The rising water levels in the Hylebos Creek, as caused by beaver dams, pose a threat to the road's infrastructure and the safety of drivers.
Three beavers were trapped and euthanized this week at the Federal Way site. The department is looking for one more beaver, said Matt Cleland, district supervisor for the U.S. Department of Agriculture and Wildlife Services.
Wildlife agents catch the beavers with body-grip traps, also known as Conibear traps. A beaver will die within minutes after the baited trap springs shut.
The Washington State Department of Transportation, which owns the site, was contacted by the City of Federal Way and the Puyallup tribe to address the flooding.
In 2007, the Spring Valley Restoration Project was intended to control flooding on South 373rd Street and expand the spawning grounds for salmon. WSDOT built a bridge and rerouted the creek through a culvert. Friends of the Hylebos, a local conservation group, helped plant trees and vegetation at the site.
However, beavers soon moved in and built large dams. The dams have raised the water level to just inches below the bridge while flooding the surrounding properties.
"We weren't going to remove them until the water got that close to the bridge," said Carl Ward, a biologist for WSDOT. "One of the dams is 6 feet tall and has flooded 10 acres. … They built a second dam, which made it a lot worse."
Ward acknowledged that more beavers will eventually build dams in that area.
"Chances are, they are going to come back," he said of the beavers. "They're expanding rapidly through the system and in other areas in the watershed."
(Pictured: The bridge over the Hylebos Creek on South 373rd Street in Federal Way.)
In recent decades, the beaver population has grown stronger in Washington because people aren't trapping or hunting the animals anymore. Reasons include a statewide ban on body-grip traps, Cleland said, along with the lack of a market for beaver fur. That's a reversal from the late 1800s, when unregulated trapping led to the beaver population's decline.
"Other than a mountain lion or a bear, beavers have no natural predators," Cleland said. "We were about the only line of population control."

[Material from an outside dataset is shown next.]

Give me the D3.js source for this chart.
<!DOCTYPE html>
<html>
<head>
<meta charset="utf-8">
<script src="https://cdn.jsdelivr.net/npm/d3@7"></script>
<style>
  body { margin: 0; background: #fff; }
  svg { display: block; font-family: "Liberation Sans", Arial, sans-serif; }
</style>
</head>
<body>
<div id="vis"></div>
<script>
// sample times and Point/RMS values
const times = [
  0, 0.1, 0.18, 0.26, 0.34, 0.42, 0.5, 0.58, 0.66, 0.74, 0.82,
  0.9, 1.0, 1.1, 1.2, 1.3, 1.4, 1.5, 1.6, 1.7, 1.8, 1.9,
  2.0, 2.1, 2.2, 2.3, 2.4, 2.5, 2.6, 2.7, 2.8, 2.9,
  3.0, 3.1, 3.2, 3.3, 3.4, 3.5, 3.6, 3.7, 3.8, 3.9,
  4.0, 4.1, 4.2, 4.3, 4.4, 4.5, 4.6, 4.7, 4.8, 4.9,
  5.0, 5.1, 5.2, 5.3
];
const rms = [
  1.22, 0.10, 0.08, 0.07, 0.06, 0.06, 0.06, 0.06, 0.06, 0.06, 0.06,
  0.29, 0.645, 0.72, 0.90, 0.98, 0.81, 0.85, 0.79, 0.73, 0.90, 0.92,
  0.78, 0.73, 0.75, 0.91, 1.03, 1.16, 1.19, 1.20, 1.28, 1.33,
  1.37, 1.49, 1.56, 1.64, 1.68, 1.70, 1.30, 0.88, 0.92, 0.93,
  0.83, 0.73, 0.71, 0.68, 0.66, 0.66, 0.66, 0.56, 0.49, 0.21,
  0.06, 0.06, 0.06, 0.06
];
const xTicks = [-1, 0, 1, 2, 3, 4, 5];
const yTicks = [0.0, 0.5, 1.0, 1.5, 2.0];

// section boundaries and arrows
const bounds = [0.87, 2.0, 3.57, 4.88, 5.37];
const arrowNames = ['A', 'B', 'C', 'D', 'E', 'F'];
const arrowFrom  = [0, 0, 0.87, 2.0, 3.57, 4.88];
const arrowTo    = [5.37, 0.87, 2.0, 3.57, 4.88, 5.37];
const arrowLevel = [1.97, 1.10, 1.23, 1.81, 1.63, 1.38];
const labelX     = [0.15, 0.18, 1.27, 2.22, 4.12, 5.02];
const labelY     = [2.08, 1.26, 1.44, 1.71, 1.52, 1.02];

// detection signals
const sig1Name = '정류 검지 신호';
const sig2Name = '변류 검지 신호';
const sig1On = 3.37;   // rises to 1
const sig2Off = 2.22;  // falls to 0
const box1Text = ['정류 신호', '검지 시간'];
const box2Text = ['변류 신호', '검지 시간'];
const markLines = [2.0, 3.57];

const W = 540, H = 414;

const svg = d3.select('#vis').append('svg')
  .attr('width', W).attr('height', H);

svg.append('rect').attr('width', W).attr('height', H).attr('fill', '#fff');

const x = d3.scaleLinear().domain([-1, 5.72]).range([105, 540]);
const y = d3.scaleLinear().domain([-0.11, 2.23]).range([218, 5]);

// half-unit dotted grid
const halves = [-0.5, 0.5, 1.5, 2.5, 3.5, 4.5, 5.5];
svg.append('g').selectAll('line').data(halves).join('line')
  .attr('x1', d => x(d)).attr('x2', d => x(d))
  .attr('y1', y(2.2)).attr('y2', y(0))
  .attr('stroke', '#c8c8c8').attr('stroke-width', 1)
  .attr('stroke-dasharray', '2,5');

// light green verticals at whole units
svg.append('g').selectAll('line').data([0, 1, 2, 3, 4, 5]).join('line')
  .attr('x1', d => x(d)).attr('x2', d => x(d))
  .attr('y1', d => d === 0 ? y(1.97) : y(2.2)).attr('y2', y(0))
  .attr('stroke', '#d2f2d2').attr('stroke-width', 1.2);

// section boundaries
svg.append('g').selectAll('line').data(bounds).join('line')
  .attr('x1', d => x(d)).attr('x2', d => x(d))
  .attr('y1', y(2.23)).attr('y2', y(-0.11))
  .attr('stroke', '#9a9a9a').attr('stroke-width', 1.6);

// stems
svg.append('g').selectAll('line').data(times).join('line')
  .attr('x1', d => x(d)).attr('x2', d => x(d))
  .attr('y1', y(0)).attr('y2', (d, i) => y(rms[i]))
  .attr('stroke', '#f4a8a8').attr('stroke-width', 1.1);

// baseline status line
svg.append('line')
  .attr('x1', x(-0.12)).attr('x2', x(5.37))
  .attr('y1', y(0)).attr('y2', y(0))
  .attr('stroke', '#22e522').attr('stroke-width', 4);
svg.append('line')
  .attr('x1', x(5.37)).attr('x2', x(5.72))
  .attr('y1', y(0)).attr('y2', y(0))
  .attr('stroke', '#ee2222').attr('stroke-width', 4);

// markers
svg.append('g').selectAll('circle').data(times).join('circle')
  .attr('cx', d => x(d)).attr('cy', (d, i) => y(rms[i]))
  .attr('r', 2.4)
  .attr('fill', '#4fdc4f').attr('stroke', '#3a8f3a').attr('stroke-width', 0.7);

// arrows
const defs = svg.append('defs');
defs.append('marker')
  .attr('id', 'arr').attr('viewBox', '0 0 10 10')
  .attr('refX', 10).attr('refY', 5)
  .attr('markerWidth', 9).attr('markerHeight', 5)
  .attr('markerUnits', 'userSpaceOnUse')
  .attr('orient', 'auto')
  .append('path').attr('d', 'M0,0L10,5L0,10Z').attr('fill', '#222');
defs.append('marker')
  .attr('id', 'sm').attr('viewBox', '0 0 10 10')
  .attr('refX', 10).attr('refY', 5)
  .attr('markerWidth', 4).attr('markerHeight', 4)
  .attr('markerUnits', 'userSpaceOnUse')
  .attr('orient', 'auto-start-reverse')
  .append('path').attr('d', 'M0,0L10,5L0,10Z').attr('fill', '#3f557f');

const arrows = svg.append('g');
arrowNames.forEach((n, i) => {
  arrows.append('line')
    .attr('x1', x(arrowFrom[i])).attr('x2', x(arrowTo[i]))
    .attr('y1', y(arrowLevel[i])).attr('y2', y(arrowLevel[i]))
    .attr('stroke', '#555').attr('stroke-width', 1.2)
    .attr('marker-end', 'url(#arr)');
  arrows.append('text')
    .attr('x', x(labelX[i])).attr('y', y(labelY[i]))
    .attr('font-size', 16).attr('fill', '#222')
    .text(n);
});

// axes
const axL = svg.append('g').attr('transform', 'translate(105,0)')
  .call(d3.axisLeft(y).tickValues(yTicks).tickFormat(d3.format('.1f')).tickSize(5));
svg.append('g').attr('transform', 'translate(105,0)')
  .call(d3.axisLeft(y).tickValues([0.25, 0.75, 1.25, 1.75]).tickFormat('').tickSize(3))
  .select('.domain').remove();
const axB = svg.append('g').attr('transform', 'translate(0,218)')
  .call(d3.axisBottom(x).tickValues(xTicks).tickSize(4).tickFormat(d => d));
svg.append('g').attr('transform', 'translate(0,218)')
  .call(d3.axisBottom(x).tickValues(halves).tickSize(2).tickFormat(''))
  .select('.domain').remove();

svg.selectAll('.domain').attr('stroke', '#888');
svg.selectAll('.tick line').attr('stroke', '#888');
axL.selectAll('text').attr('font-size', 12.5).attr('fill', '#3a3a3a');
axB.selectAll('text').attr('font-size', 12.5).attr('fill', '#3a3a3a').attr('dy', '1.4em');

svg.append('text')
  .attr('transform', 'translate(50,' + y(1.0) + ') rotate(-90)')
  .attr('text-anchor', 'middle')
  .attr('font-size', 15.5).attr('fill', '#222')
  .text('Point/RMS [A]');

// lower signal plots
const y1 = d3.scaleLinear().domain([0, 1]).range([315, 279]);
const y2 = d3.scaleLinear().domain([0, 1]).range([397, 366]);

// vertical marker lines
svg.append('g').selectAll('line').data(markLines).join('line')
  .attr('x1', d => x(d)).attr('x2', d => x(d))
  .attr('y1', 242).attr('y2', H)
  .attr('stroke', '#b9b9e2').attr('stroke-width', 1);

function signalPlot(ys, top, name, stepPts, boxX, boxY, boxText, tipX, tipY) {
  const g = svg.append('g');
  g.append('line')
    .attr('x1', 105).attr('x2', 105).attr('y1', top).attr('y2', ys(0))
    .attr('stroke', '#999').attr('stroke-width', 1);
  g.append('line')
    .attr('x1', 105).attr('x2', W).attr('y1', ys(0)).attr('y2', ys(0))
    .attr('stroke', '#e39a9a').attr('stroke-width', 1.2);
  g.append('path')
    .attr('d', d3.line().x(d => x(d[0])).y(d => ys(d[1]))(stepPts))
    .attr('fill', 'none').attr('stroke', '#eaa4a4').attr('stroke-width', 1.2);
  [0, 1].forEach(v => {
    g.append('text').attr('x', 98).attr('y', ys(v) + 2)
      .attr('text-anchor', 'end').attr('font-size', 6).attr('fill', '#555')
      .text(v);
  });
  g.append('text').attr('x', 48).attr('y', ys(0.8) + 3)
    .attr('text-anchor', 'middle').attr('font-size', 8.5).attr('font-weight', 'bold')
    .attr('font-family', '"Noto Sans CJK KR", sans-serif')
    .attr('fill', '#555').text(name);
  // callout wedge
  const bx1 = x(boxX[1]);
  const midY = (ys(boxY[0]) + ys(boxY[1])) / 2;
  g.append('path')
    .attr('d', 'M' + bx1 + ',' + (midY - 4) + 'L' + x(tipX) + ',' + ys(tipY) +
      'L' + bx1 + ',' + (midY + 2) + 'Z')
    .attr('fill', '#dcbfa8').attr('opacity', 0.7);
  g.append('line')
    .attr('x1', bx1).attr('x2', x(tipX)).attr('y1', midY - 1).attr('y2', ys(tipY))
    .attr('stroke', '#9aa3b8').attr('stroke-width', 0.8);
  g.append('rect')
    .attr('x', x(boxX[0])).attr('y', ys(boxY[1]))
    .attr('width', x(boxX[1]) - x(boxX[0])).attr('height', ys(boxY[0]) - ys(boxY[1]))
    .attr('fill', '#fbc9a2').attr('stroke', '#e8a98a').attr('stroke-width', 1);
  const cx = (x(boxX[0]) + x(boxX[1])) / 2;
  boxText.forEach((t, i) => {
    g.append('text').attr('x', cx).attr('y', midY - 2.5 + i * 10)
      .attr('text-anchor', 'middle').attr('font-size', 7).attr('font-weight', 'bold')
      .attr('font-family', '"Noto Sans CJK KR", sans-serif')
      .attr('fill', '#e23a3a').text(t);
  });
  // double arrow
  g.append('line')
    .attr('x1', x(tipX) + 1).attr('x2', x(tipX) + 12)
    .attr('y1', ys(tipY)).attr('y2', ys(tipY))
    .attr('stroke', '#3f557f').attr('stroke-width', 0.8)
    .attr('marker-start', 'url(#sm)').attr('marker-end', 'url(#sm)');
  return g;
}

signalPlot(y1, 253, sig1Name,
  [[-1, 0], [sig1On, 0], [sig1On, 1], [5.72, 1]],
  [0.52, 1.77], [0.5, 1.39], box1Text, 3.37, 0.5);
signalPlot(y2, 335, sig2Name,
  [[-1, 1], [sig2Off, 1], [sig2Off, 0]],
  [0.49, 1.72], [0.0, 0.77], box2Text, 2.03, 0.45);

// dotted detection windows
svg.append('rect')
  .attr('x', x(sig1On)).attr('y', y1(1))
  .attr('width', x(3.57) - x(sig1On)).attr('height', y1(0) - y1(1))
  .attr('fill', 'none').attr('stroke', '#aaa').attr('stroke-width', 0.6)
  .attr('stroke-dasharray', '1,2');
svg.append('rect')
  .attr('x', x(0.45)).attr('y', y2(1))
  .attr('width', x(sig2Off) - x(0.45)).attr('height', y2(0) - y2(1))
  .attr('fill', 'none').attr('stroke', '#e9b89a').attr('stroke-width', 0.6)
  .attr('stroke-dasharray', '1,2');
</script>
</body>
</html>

Federal Way resident Randi Darmer has lived on South 373rd Street by the creek for 50 years. This is the first time beavers have caused flooding in the area, she said.
The flooded road has led to car accidents in the past because of ice. She understands the need to fix the problem, even if it means killing the beavers.

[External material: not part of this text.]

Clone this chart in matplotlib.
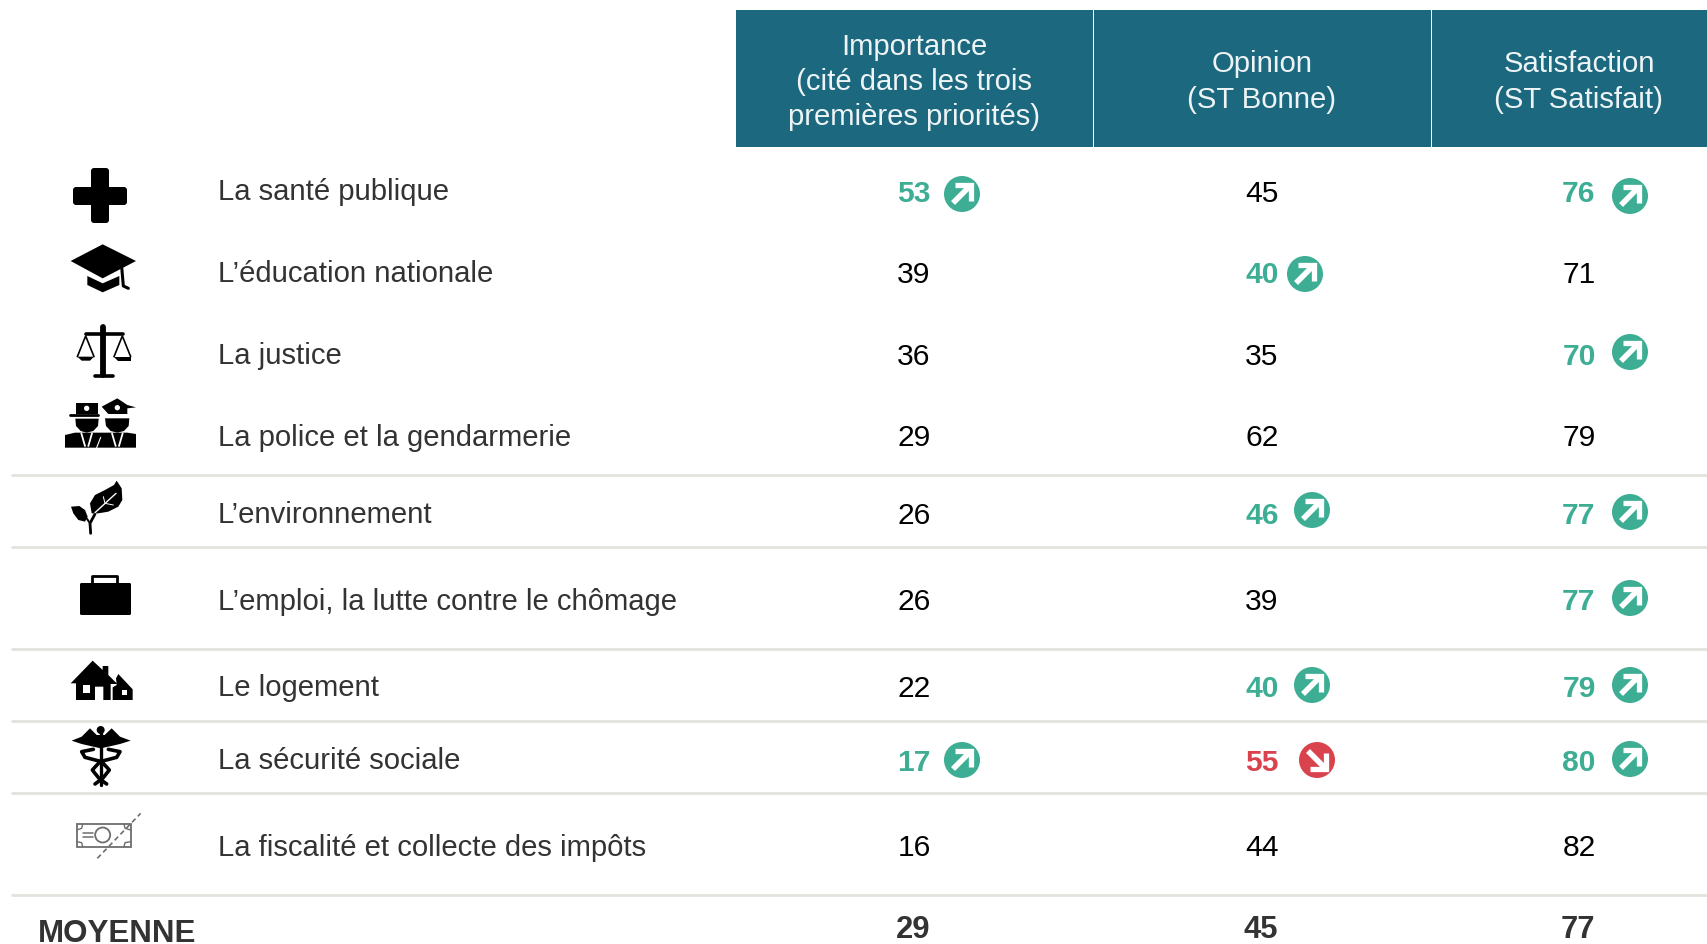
import matplotlib
matplotlib.use("Agg")
import matplotlib.pyplot as plt
from matplotlib.patches import Polygon, Circle, Rectangle, Ellipse, FancyBboxPatch

plt.rcParams['font.family'] = ['Liberation Sans', 'DejaVu Sans']

# data
labels = ["La santé publique", "L’éducation nationale", "La justice",
          "La police et la gendarmerie", "L’environnement",
          "L’emploi, la lutte contre le chômage", "Le logement",
          "La sécurité sociale", "La fiscalité et collecte des impôts"]
importance = [53, 39, 36, 29, 26, 26, 22, 17, 16]
opinion = [45, 40, 35, 62, 46, 39, 40, 55, 44]
satisfaction = [76, 71, 70, 79, 77, 77, 79, 80, 82]
moyenne = [29, 45, 77]
headers = ["Importance\n(cité dans les trois\npremières priorités)",
           "Opinion\n(ST Bonne)", "Satisfaction\n(ST Satisfait)"]
# +1 hausse, -1 baisse, 0 rien
trend_importance = [1, 0, 0, 0, 0, 0, 0, 1, 0]
trend_opinion = [0, 1, 0, 0, 1, 0, 1, -1, 0]
trend_satisfaction = [1, 0, 1, 0, 1, 1, 1, 1, 0]

# layout, in pixels of the 1708x944 picture
col_x = [914, 1262, 1579]
col_edges = [(736, 1093), (1094, 1431), (1432, 1708)]
base_y = [202, 283, 365, 446, 524, 610, 697, 771, 856]
label_y = [200, 282, 364, 446, 523, 610, 696, 769, 856]
rules_y = [475, 547, 649, 721, 793, 895]
# arrow positions per column, by row
arrow_x = [{0: 962, 7: 962},
           {1: 1305, 4: 1312, 6: 1312, 7: 1317},
           {0: 1630, 2: 1630, 4: 1630, 5: 1630, 6: 1630, 7: 1630}]
arrow_y = [{0: 194, 7: 760},
           {1: 274, 4: 510, 6: 685, 7: 760},
           {0: 196, 2: 352, 4: 512, 5: 598, 6: 685, 7: 759}]

GREEN = "#3DAE94"
RED = "#D9434E"
HEAD = "#1B687F"
RULE = "#E2E3DD"
FS = 21.1
FS_NUM = 21.6

fig = plt.figure(figsize=(17.08, 9.44), dpi=100)
ax = fig.add_axes([0, 0, 1, 1])
ax.set_xlim(0, 1708)
ax.set_ylim(944, 0)
ax.axis("off")


def arrow(x, y, sign):
    col = GREEN if sign > 0 else RED
    ax.add_patch(Circle((x, y), 18, fc=col, ec="none", zorder=3))
    s = -sign
    ax.plot([x - 9, x + 7], [y - s * 9, y + s * 7], color="white", lw=4.0,
            solid_capstyle="butt", zorder=4)
    ax.plot([x - 7, x + 9, x + 9], [y + s * 9, y + s * 9, y - s * 7], color="white", lw=3.8,
            solid_joinstyle="miter", solid_capstyle="butt", zorder=4)


def shape(pts, ox, oy, color="black", **kw):
    # icon outlines, taken from a 3x crop starting at (ox, oy)
    ax.add_patch(Polygon([(ox + a / 3, oy + b / 3) for a, b in pts], closed=True,
                         fc=color, ec="none", zorder=3, **kw))


def stroke(pts, ox, oy, lw=2.0, color="black", **kw):
    ax.plot([ox + a / 3 for a, b in pts], [oy + b / 3 for a, b in pts], color=color, lw=lw,
            solid_capstyle="round", zorder=3, **kw)


def blob(cx, cy, w, h, ox, oy, color="black"):
    ax.add_patch(Ellipse((ox + cx / 3, oy + cy / 3), w / 3, h / 3, fc=color, ec="none", zorder=3))


def draw_icons():
    # cross
    ax.add_patch(FancyBboxPatch((91, 168), 18, 55, boxstyle="round,pad=0,rounding_size=3", fc="black", ec="none"))
    ax.add_patch(FancyBboxPatch((73, 187), 54, 18, boxstyle="round,pad=0,rounding_size=3", fc="black", ec="none"))

    # mortarboard
    ox, oy = 40, 150
    shape([(92, 333), (188, 283), (288, 333), (188, 385)], ox, oy)
    shape([(142, 378), (188, 400), (238, 378), (238, 405), (188, 427), (142, 405)], ox, oy)
    stroke([(245, 350), (248, 385), (250, 408), (265, 415)], ox, oy, lw=2.2)

    # scales
    stroke([(190, 530), (190, 675)], ox, oy, lw=4.2)
    stroke([(165, 677), (220, 677)], ox, oy, lw=2.6)
    stroke([(138, 552), (248, 552)], ox, oy, lw=2.6)
    stroke([(112, 620), (137, 558), (162, 620)], ox, oy, lw=1.2)
    stroke([(222, 620), (247, 558), (272, 620)], ox, oy, lw=1.2)
    shape([(112, 620), (162, 620), (150, 632), (125, 632)], ox, oy)
    shape([(222, 620), (272, 620), (272, 632), (235, 632)], ox, oy)

    # police
    shape([(75, 893), (75, 855), (105, 848), (170, 848), (200, 848), (262, 848), (288, 852), (288, 893)], ox, oy)
    for cx in (140, 232):
        stroke([(cx - 16, 850), (cx - 5, 888)], ox, oy, lw=1.3, color="white")
        stroke([(cx + 16, 850), (cx + 5, 888)], ox, oy, lw=1.3, color="white")
    stroke([(170, 893), (182, 862)], ox, oy, lw=0.8, color="white")
    shape([(108, 758), (175, 758), (175, 792), (108, 792)], ox, oy)
    stroke([(90, 796), (175, 796)], ox, oy, lw=2.0)
    shape([(106, 806), (176, 806), (174, 828), (160, 843), (140, 848), (122, 843), (108, 828)], ox, oy)
    blob(140, 775, 16, 16, ox, oy, "white")
    shape([(185, 770), (232, 745), (262, 765), (288, 772), (262, 775), (262, 792), (205, 792)], ox, oy)
    shape([(195, 805), (268, 805), (266, 828), (252, 843), (232, 848), (212, 843), (198, 828)], ox, oy)
    blob(232, 773, 16, 16, ox, oy, "white")

    # leaf
    ox, oy = 40, 470
    shape([(155, 130), (150, 100), (165, 75), (195, 60), (222, 45), (230, 32), (245, 55),
           (247, 90), (235, 110), (205, 125), (175, 130)], ox, oy)
    shape([(93, 110), (118, 108), (135, 120), (143, 140), (135, 155), (115, 150), (100, 130)], ox, oy)
    stroke([(152, 190), (150, 160), (165, 132)], ox, oy, lw=2.0)
    stroke([(150, 160), (140, 145)], ox, oy, lw=1.4)
    stroke([(165, 128), (228, 70)], ox, oy, lw=1.0, color="white")
    stroke([(195, 100), (190, 80)], ox, oy, lw=0.7, color="white")
    stroke([(195, 100), (220, 105)], ox, oy, lw=0.7, color="white")

    # briefcase
    ax.add_patch(FancyBboxPatch((80, 583), 51, 32, boxstyle="round,pad=0,rounding_size=1.5", fc="black", ec="none"))
    stroke([(156, 342), (156, 318), (232, 318), (232, 342)], ox, oy, lw=2.0)

    # houses
    shape([(92, 640), (158, 572), (188, 600), (188, 588), (205, 588), (205, 615), (232, 642),
           (212, 642), (212, 690), (190, 690), (190, 650), (165, 650), (165, 690), (108, 690), (108, 640)], ox, oy)
    shape([(130, 645), (150, 645), (150, 668), (130, 668)], ox, oy, color="white")
    shape([(218, 690), (218, 652), (230, 645), (228, 625), (235, 612), (278, 658), (278, 690)], ox, oy)
    shape([(245, 660), (260, 660), (260, 675), (245, 675)], ox, oy, color="white")

    # caduceus
    blob(182, 780, 24, 24, ox, oy)
    shape([(95, 812), (125, 800), (150, 775), (170, 795), (194, 795), (215, 775), (240, 800),
           (272, 812), (240, 822), (205, 830), (182, 835), (160, 830), (125, 822)], ox, oy)
    stroke([(182, 790), (182, 945)], ox, oy, lw=2.4)
    stroke([(160, 838), (125, 845), (135, 862), (185, 875), (208, 900), (188, 925), (165, 942)], ox, oy, lw=2.6)
    stroke([(205, 838), (240, 845), (230, 862), (180, 875), (157, 900), (177, 925), (200, 942)], ox, oy, lw=2.6)

    # banknote
    grey = "#6E6E6E"
    ax.add_patch(Rectangle((40 + 110 / 3, 470 + 1062 / 3), 54, 23, fc="none", ec=grey, lw=1.3, zorder=3))
    ax.add_patch(Circle((40 + 188 / 3, 470 + 1095 / 3), 7.5, fc="white", ec=grey, lw=1.3, zorder=3))
    stroke([(130, 1090), (160, 1090)], ox, oy, lw=1.1, color=grey)
    stroke([(130, 1100), (160, 1100)], ox, oy, lw=1.1, color=grey)
    stroke([(110, 1080), (125, 1075), (128, 1062)], ox, oy, lw=1.0, color=grey)
    stroke([(110, 1115), (125, 1118), (128, 1130)], ox, oy, lw=1.0, color=grey)
    stroke([(272, 1080), (255, 1075), (252, 1062)], ox, oy, lw=1.0, color=grey)
    stroke([(272, 1115), (255, 1118), (252, 1130)], ox, oy, lw=1.0, color=grey)
    stroke([(172, 1165), (302, 1030)], ox, oy, lw=1.2, color=grey, linestyle=(0, (3, 2)))


# header
for x0, x1 in col_edges:
    ax.add_patch(Rectangle((x0, 10), x1 - x0, 137, fc=HEAD, ec="none"))
for x, txt in zip(col_x, headers):
    ax.text(x, 82, txt, color="#EEF4F5", fontsize=FS, ha="center", va="center", linespacing=1.32)

# rules
for y in rules_y:
    ax.plot([11, 1708], [y, y], color=RULE, lw=2.0, solid_capstyle="butt")

# rows
columns = [importance, opinion, satisfaction]
trends = [trend_importance, trend_opinion, trend_satisfaction]
for i, lab in enumerate(labels):
    ax.text(218, label_y[i], lab, color="#333333", fontsize=FS, va="baseline")
    for c in range(3):
        t = trends[c][i]
        if t == 0:
            ax.text(col_x[c], base_y[i], str(columns[c][i]), color="black", fontsize=FS_NUM,
                    ha="center", va="baseline")
        else:
            ax.text(col_x[c], base_y[i], str(columns[c][i]), color=GREEN if t > 0 else RED,
                    fontsize=FS_NUM, fontweight="bold", ha="center", va="baseline")
            arrow(arrow_x[c][i], arrow_y[c][i], t)

# moyenne
ax.text(38, 942, "MOYENNE", color="#333333", fontsize=22.5, fontweight="bold", va="baseline")
for x, v in zip(col_x, moyenne):
    ax.text(x - 1, 938, str(v), color="#333333", fontsize=22.3, fontweight="bold", ha="center", va="baseline")

draw_icons()

fig.savefig("out.png", dpi=100)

"It's a bummer for the beavers," Darmer said. "It's a catch-22. We can't have our road flooding."
Beavers are the largest rodents in North America, according to the Washington Department of Fish and Wildlife (WDFW). Adults weigh an average of 40 pounds and measure more than 3 feet long, including the tail. Large front incisors grow throughout a beaver's life, and the teeth are used to cut trees and peel bark.
By building dams, beavers flood their territory to provide underwater entrances to their dens and protect themselves from predators. Beavers have been known to build dams 10 feet high and more than 165 feet wide.
A University of Washington study titled "The Importance of Beaver Ponds to Coho Salmon Production in the Stillaguamish River Basin, Washington, USA" explores the positive relationship between beaver dams and the population of coho salmon.
"There is great potential for increasing coho salmon populations through an increase in the abundance of slow-water habitats, such as those created by beaver dams," the study concluded.